(Data records)
◆ ◆ ◆ ◆ ◆

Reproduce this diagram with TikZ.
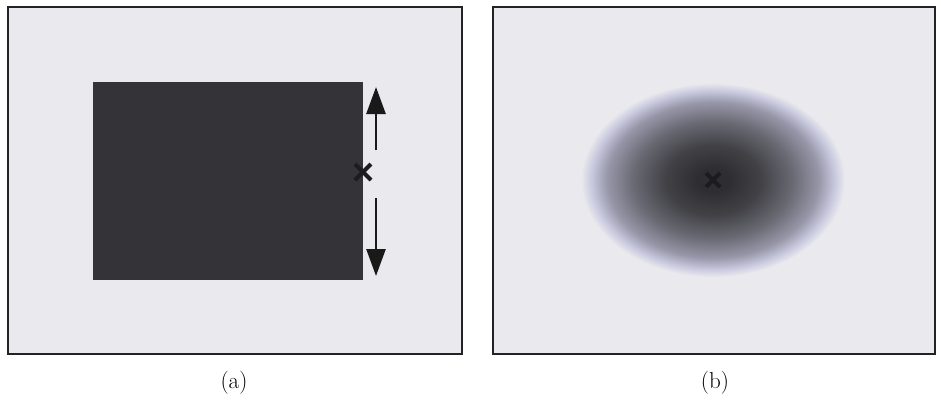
\documentclass[tikz,border=0pt]{standalone}
\usetikzlibrary{arrows.meta,calc}
\definecolor{bgc}{RGB}{233,233,238}
\definecolor{framec}{RGB}{35,35,38}
\definecolor{darkc}{RGB}{52,52,56}
\definecolor{crossc}{RGB}{28,28,32}
\definecolor{c0}{RGB}{45,45,50}
\definecolor{c1}{RGB}{65,65,70}
\definecolor{c2}{RGB}{105,105,115}
\definecolor{c3}{RGB}{150,150,168}
\definecolor{c4}{RGB}{200,200,222}
\pgfdeclareradialshading{blob}{\pgfpoint{0bp}{0bp}}{color(0bp)=(c0); color(3bp)=(c0); color(9bp)=(c1); color(15bp)=(c2); color(20bp)=(c3); color(23bp)=(c4); color(25bp)=(bgc); color(50bp)=(bgc)}
\tikzset{
  panel/.style={fill=bgc, draw=framec, line width=2pt},
  crossline/.style={draw=crossc, line width=4.2pt},
  movearrow/.style={draw=black!90, line width=2.6pt, -{Triangle[width=19pt,length=27pt]}},
  caption/.style={font=\fontsize{23}{26}\selectfont, inner sep=0pt}
}
\begin{document}
\begin{tikzpicture}[x=1pt,y=-1pt]
\useasboundingbox (0,0) rectangle (941,400);
% left panel
\draw[panel] (8,7) rectangle (462,354);
\fill[darkc] (93,82) rectangle (363,280);
\coordinate (xa) at (363,172);
\draw[crossline] ($(xa)+(-8,-8)$) -- ($(xa)+(8,8)$);
\draw[crossline] ($(xa)+(-8,8)$) -- ($(xa)+(8,-8)$);
\coordinate (upS) at (376,150);
\coordinate (upE) at (376,87);
\coordinate (dnS) at (376,198);
\coordinate (dnE) at (376,276);
\draw[movearrow] (upS) -- (upE);
\draw[movearrow] (dnS) -- (dnE);
% right panel
\draw[panel] (493,7) rectangle (935,354);
\shade[shading=blob] (713,180) ellipse [x radius=132, y radius=97];
\coordinate (xb) at (713,180);
\draw[crossline] ($(xb)+(-7,-7)$) -- ($(xb)+(7,7)$);
\draw[crossline] ($(xb)+(-7,7)$) -- ($(xb)+(7,-7)$);
% captions
\node[caption] (capa) at (234,383) {(a)};
\node[caption] (capb) at (715,383) {(b)};
\end{tikzpicture}
\end{document}
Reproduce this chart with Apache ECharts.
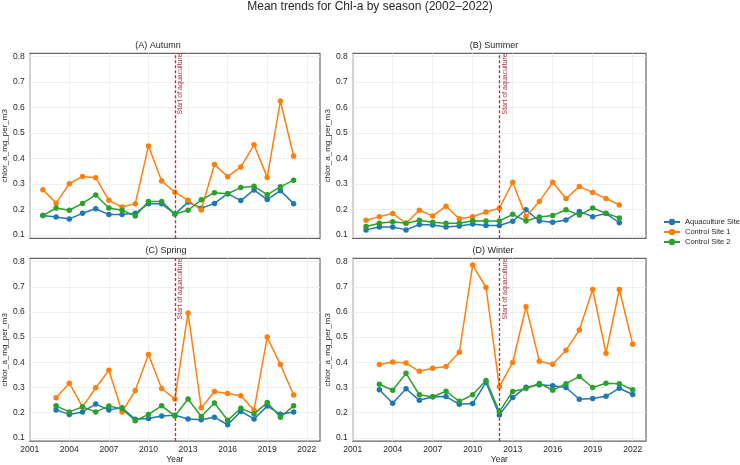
<!DOCTYPE html>
<html>
<head>
<meta charset="utf-8">
<script src="https://cdn.jsdelivr.net/npm/echarts@6/dist/echarts.min.js"></script>
<style>
  html, body { margin: 0; padding: 0; background: #fff; }
  #chart { width: 740px; height: 465px; }
</style>
</head>
<body>
<div id="chart"></div>
<script>
// --- data ---
const siteNames = ['Aquaculture Site', 'Control Site 1', 'Control Site 2']
const siteColors = ['#1f77b4', '#ff7f0e', '#2ca02c']
const panelTitles = ['(A) Autumn', '(B) Summer', '(C) Spring', '(D) Winter']
const yearTicks = [2001, 2004, 2007, 2010, 2013, 2016, 2019, 2022]
const valueTicks = [0.1, 0.2, 0.3, 0.4, 0.5, 0.6, 0.7, 0.8]
const aquacultureStart = 2012

const autumnYears = [2002, 2003, 2004, 2005, 2006, 2007, 2008, 2009, 2010, 2011, 2012, 2013, 2014, 2015, 2016, 2017, 2018, 2019, 2020, 2021]
const autumnAqua = [0.176, 0.171, 0.163, 0.185, 0.203, 0.180, 0.180, 0.185, 0.223, 0.223, 0.182, 0.229, 0.205, 0.224, 0.262, 0.235, 0.277, 0.239, 0.274, 0.223]
const autumnCtrl1 = [0.278, 0.225, 0.301, 0.330, 0.325, 0.236, 0.210, 0.223, 0.449, 0.312, 0.268, 0.236, 0.198, 0.377, 0.329, 0.367, 0.454, 0.326, 0.626, 0.410]
const autumnCtrl2 = [0.176, 0.206, 0.197, 0.224, 0.257, 0.206, 0.197, 0.175, 0.231, 0.231, 0.182, 0.197, 0.238, 0.266, 0.262, 0.286, 0.291, 0.258, 0.289, 0.315]

const summerYears = [2002, 2003, 2004, 2005, 2006, 2007, 2008, 2009, 2010, 2011, 2012, 2013, 2014, 2015, 2016, 2017, 2018, 2019, 2020, 2021]
const summerAqua = [0.120, 0.131, 0.131, 0.120, 0.141, 0.139, 0.131, 0.135, 0.143, 0.137, 0.137, 0.154, 0.199, 0.155, 0.150, 0.159, 0.192, 0.172, 0.184, 0.148]
const summerCtrl1 = [0.158, 0.172, 0.184, 0.146, 0.197, 0.175, 0.213, 0.164, 0.172, 0.190, 0.205, 0.307, 0.172, 0.231, 0.307, 0.243, 0.290, 0.267, 0.243, 0.218]
const summerCtrl2 = [0.133, 0.146, 0.152, 0.146, 0.158, 0.150, 0.146, 0.146, 0.156, 0.155, 0.155, 0.181, 0.155, 0.171, 0.176, 0.199, 0.178, 0.206, 0.185, 0.167]

const springYears = [2003, 2004, 2005, 2006, 2007, 2008, 2009, 2010, 2011, 2012, 2013, 2014, 2015, 2016, 2017, 2018, 2019, 2020, 2021]
const springAqua = [0.211, 0.193, 0.203, 0.234, 0.211, 0.219, 0.174, 0.177, 0.187, 0.190, 0.175, 0.172, 0.182, 0.152, 0.205, 0.175, 0.226, 0.194, 0.203]
const springCtrl1 = [0.259, 0.317, 0.223, 0.299, 0.368, 0.203, 0.288, 0.431, 0.296, 0.254, 0.596, 0.219, 0.284, 0.276, 0.267, 0.210, 0.500, 0.391, 0.270]
const springCtrl2 = [0.227, 0.203, 0.223, 0.203, 0.226, 0.215, 0.168, 0.193, 0.227, 0.187, 0.254, 0.185, 0.238, 0.170, 0.217, 0.195, 0.240, 0.182, 0.227]

const winterYears = [2003, 2004, 2005, 2006, 2007, 2008, 2009, 2010, 2011, 2012, 2013, 2014, 2015, 2016, 2017, 2018, 2019, 2020, 2021, 2022]
const winterAqua = [0.291, 0.237, 0.295, 0.249, 0.263, 0.264, 0.233, 0.236, 0.320, 0.191, 0.260, 0.301, 0.311, 0.307, 0.300, 0.253, 0.256, 0.265, 0.297, 0.272]
const winterCtrl1 = [0.391, 0.401, 0.397, 0.364, 0.376, 0.383, 0.440, 0.786, 0.697, 0.303, 0.399, 0.621, 0.404, 0.392, 0.448, 0.528, 0.689, 0.436, 0.689, 0.472]
const winterCtrl2 = [0.313, 0.289, 0.356, 0.271, 0.263, 0.285, 0.245, 0.271, 0.328, 0.204, 0.284, 0.296, 0.316, 0.289, 0.315, 0.344, 0.300, 0.317, 0.315, 0.291]

const panels = [
  { years: autumnYears, values: [autumnAqua, autumnCtrl1, autumnCtrl2] },
  { years: summerYears, values: [summerAqua, summerCtrl1, summerCtrl2] },
  { years: springYears, values: [springAqua, springCtrl1, springCtrl2] },
  { years: winterYears, values: [winterAqua, winterCtrl1, winterCtrl2] }
]

// --- layout ---
const FONT = 'Liberation Sans, Arial, sans-serif'
const TEXT_COLOR = '#262626'
const gridBoxes = [
  { left: 26.7, top: 53.3 },
  { left: 352.7, top: 53.3 },
  { left: 26.7, top: 258.3 },
  { left: 352.7, top: 258.3 }
]
const titleSpots = [[158, 46], [494, 46], [166, 251], [493, 251]]

const chart = echarts.init(document.getElementById('chart'), null, { renderer: 'canvas' })

const grid = gridBoxes.map(b => ({
  left: b.left,
  top: b.top,
  width: 293.3,
  height: 185,
  show: true,
  borderColor: '#666',
  borderWidth: 1.2,
  backgroundColor: '#fff',
  containLabel: false
}))

const xAxis = gridBoxes.map((b, i) => {
  const bottomRow = i >= 2
  return {
    type: 'value',
    gridIndex: i,
    min: 2001,
    max: 2023,
    name: bottomRow ? 'Year' : '',
    nameLocation: 'middle',
    nameGap: 13,
    nameTextStyle: { fontFamily: FONT, fontSize: 8.5, color: TEXT_COLOR },
    axisLine: { show: false },
    axisTick: { show: false, customValues: yearTicks },
    axisLabel: {
      show: bottomRow,
      customValues: yearTicks,
      margin: 4,
      fontFamily: FONT,
      fontSize: 8.5,
      color: TEXT_COLOR,
      formatter: v => String(v)
    },
    splitLine: { show: true, lineStyle: { color: '#ebebeb', width: 0.8 } }
  }
})

const yAxis = gridBoxes.map((b, i) => ({
  type: 'value',
  gridIndex: i,
  min: 0.087,
  max: 0.813,
  name: 'chlor_a_mg_per_m3',
  nameLocation: 'middle',
  nameGap: 17,
  nameTextStyle: { fontFamily: FONT, fontSize: 8, color: TEXT_COLOR },
  axisLine: { show: false },
  axisTick: { show: false, customValues: valueTicks },
  axisLabel: {
    customValues: valueTicks,
    margin: 5,
    fontFamily: FONT,
    fontSize: 8.5,
    color: TEXT_COLOR,
    formatter: v => v.toFixed(1)
  },
  splitLine: { show: true, lineStyle: { color: '#ebebeb', width: 0.8 } }
}))

const series = []
panels.forEach((p, i) => {
  p.values.forEach((vals, k) => {
    const s = {
      type: 'line',
      name: siteNames[k],
      xAxisIndex: i,
      yAxisIndex: i,
      data: p.years.map((y, j) => [y, vals[j]]),
      symbol: 'circle',
      symbolSize: 5.5,
      showSymbol: true,
      lineStyle: { width: 1.5, color: siteColors[k] },
      itemStyle: { color: siteColors[k] },
      emphasis: { disabled: true },
      z: 3 + k
    }
    if (k === 0) {
      s.markLine = {
        silent: true,
        symbol: ['none', 'none'],
        animation: false,
        lineStyle: { color: '#c8262f', type: [3, 2], width: 1.3, opacity: 1 },
        label: {
          show: true,
          formatter: 'Start of aquaculture',
          position: 'insideEndBottom',
          distance: [0, 2],
          fontFamily: FONT,
          fontSize: 7,
          color: '#a8323a'
        },
        data: [{ xAxis: aquacultureStart }]
      }
    }
    series.push(s)
  })
})

const graphic = [
  {
    type: 'text',
    x: 370,
    y: 7,
    style: {
      text: 'Mean trends for Chl-a by season (2002–2022)',
      font: '12px ' + FONT,
      fill: TEXT_COLOR,
      align: 'center',
      verticalAlign: 'middle'
    }
  }
].concat(panelTitles.map((t, i) => ({
  type: 'text',
  x: titleSpots[i][0],
  y: titleSpots[i][1],
  style: {
    text: t,
    font: '9px ' + FONT,
    fill: TEXT_COLOR,
    align: 'center',
    verticalAlign: 'middle'
  }
})))

const option = {
  animation: false,
  backgroundColor: '#fff',
  grid,
  xAxis,
  yAxis,
  legend: {
    orient: 'vertical',
    left: 663,
    top: 218,
    itemWidth: 16,
    itemHeight: 8,
    itemGap: 2,
    padding: 0,
    data: siteNames,
    textStyle: { fontFamily: FONT, fontSize: 7.5, color: TEXT_COLOR, lineHeight: 8 }
  },
  graphic,
  series
}

chart.setOption(option)
window.addEventListener('resize', () => chart.resize())
</script>
</body>
</html>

◆ ◆ ◆ ◆ ◆

Without the pictures, give again exactly the lines above starting at the line containing "Reproduce this chart with Apache ECharts." and ending at the line containing "const aquacultureStart = 2012".

● Written response
Reproduce this chart with Apache ECharts.
<!DOCTYPE html>
<html>
<head>
<meta charset="utf-8">
<script src="https://cdn.jsdelivr.net/npm/echarts@6/dist/echarts.min.js"></script>
<style>
  html, body { margin: 0; padding: 0; background: #fff; }
  #chart { width: 740px; height: 465px; }
</style>
</head>
<body>
<div id="chart"></div>
<script>
// --- data ---
const siteNames = ['Aquaculture Site', 'Control Site 1', 'Control Site 2']
const siteColors = ['#1f77b4', '#ff7f0e', '#2ca02c']
const panelTitles = ['(A) Autumn', '(B) Summer', '(C) Spring', '(D) Winter']
const yearTicks = [2001, 2004, 2007, 2010, 2013, 2016, 2019, 2022]
const valueTicks = [0.1, 0.2, 0.3, 0.4, 0.5, 0.6, 0.7, 0.8]
const aquacultureStart = 2012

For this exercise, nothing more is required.